**What the task requires:**
Retype the lines beneath this one, from the first through the line containing "62, bottom: 438". Pictures are left out.

**Supplied information:**
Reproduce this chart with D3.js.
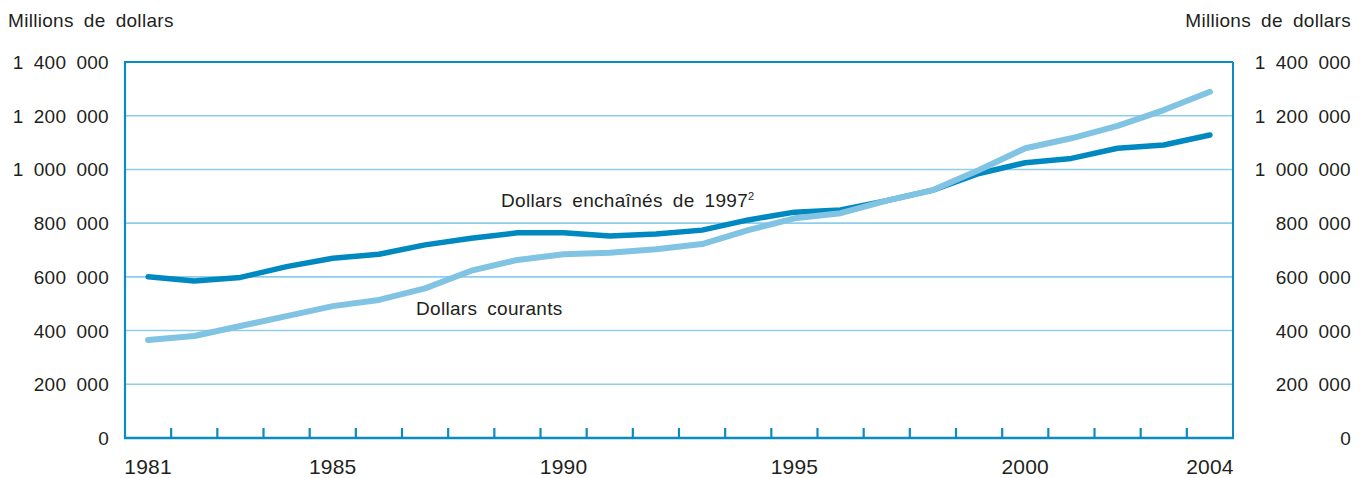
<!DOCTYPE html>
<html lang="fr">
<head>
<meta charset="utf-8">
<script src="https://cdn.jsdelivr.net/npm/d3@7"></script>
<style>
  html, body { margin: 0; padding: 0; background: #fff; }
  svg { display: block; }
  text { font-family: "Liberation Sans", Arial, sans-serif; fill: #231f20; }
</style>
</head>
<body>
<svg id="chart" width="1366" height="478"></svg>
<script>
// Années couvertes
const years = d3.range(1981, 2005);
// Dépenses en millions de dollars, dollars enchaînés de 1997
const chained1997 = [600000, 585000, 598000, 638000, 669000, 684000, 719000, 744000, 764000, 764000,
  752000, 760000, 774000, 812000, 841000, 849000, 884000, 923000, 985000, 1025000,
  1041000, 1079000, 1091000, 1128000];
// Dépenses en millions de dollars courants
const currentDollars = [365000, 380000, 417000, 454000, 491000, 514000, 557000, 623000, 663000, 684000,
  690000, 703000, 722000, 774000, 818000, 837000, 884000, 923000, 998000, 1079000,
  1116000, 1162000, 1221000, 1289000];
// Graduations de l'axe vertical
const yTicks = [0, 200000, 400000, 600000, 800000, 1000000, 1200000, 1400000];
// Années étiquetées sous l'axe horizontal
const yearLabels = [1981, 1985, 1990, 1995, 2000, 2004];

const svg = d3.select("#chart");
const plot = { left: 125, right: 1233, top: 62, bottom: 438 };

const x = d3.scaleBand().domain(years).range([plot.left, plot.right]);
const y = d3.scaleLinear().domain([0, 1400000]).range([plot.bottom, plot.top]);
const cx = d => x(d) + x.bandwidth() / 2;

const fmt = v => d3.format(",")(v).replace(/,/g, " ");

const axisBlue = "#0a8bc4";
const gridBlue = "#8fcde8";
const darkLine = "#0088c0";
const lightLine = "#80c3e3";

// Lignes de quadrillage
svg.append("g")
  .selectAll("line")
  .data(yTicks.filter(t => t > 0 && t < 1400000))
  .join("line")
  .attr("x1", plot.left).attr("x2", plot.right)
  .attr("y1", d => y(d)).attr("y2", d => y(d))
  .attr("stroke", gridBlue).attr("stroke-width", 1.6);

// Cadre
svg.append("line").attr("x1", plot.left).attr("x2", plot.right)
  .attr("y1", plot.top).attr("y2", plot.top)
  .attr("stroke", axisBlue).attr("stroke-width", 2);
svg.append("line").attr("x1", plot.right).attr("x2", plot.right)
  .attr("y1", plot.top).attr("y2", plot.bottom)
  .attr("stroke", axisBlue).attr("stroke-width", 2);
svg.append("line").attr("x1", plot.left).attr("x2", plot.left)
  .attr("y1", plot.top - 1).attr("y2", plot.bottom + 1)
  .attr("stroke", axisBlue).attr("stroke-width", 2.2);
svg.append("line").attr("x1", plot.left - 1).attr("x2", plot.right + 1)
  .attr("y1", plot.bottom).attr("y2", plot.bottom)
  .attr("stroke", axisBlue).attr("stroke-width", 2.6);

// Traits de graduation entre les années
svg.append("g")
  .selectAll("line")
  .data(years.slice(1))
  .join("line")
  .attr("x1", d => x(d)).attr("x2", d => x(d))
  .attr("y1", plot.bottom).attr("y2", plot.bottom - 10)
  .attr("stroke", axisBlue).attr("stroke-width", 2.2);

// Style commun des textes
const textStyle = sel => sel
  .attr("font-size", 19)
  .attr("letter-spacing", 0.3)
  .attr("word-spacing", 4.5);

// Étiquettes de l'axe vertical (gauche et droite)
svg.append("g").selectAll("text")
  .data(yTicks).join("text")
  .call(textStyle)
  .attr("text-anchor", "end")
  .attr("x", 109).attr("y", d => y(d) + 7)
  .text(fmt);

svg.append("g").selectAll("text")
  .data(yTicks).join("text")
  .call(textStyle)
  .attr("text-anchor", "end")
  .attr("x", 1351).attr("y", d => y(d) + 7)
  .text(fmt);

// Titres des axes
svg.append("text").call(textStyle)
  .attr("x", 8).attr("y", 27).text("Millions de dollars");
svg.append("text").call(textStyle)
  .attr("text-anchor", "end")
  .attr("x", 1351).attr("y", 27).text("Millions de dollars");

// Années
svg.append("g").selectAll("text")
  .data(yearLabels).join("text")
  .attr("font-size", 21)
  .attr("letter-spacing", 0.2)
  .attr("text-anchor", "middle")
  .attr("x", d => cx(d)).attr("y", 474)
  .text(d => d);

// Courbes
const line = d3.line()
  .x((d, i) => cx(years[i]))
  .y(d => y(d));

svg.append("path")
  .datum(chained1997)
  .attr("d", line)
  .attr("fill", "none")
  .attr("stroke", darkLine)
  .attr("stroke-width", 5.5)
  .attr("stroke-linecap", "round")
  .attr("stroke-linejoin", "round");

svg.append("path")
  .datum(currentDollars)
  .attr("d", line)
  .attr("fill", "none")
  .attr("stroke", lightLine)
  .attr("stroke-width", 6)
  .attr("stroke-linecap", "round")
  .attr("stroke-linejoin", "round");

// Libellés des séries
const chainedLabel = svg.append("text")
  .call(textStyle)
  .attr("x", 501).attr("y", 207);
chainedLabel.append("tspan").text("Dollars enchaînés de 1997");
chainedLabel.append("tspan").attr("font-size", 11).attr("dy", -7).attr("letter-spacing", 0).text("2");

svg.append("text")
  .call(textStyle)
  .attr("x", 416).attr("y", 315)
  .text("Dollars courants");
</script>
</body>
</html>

**Task output:**
Reproduce this chart with D3.js.
<!DOCTYPE html>
<html lang="fr">
<head>
<meta charset="utf-8">
<script src="https://cdn.jsdelivr.net/npm/d3@7"></script>
<style>
  html, body { margin: 0; padding: 0; background: #fff; }
  svg { display: block; }
  text { font-family: "Liberation Sans", Arial, sans-serif; fill: #231f20; }
</style>
</head>
<body>
<svg id="chart" width="1366" height="478"></svg>
<script>
// Années couvertes
const years = d3.range(1981, 2005);
// Dépenses en millions de dollars, dollars enchaînés de 1997
const chained1997 = [600000, 585000, 598000, 638000, 669000, 684000, 719000, 744000, 764000, 764000,
  752000, 760000, 774000, 812000, 841000, 849000, 884000, 923000, 985000, 1025000,
  1041000, 1079000, 1091000, 1128000];
// Dépenses en millions de dollars courants
const currentDollars = [365000, 380000, 417000, 454000, 491000, 514000, 557000, 623000, 663000, 684000,
  690000, 703000, 722000, 774000, 818000, 837000, 884000, 923000, 998000, 1079000,
  1116000, 1162000, 1221000, 1289000];
// Graduations de l'axe vertical
const yTicks = [0, 200000, 400000, 600000, 800000, 1000000, 1200000, 1400000];
// Années étiquetées sous l'axe horizontal
const yearLabels = [1981, 1985, 1990, 1995, 2000, 2004];

const svg = d3.select("#chart");
const plot = { left: 125, right: 1233, top: 62, bottom: 438 };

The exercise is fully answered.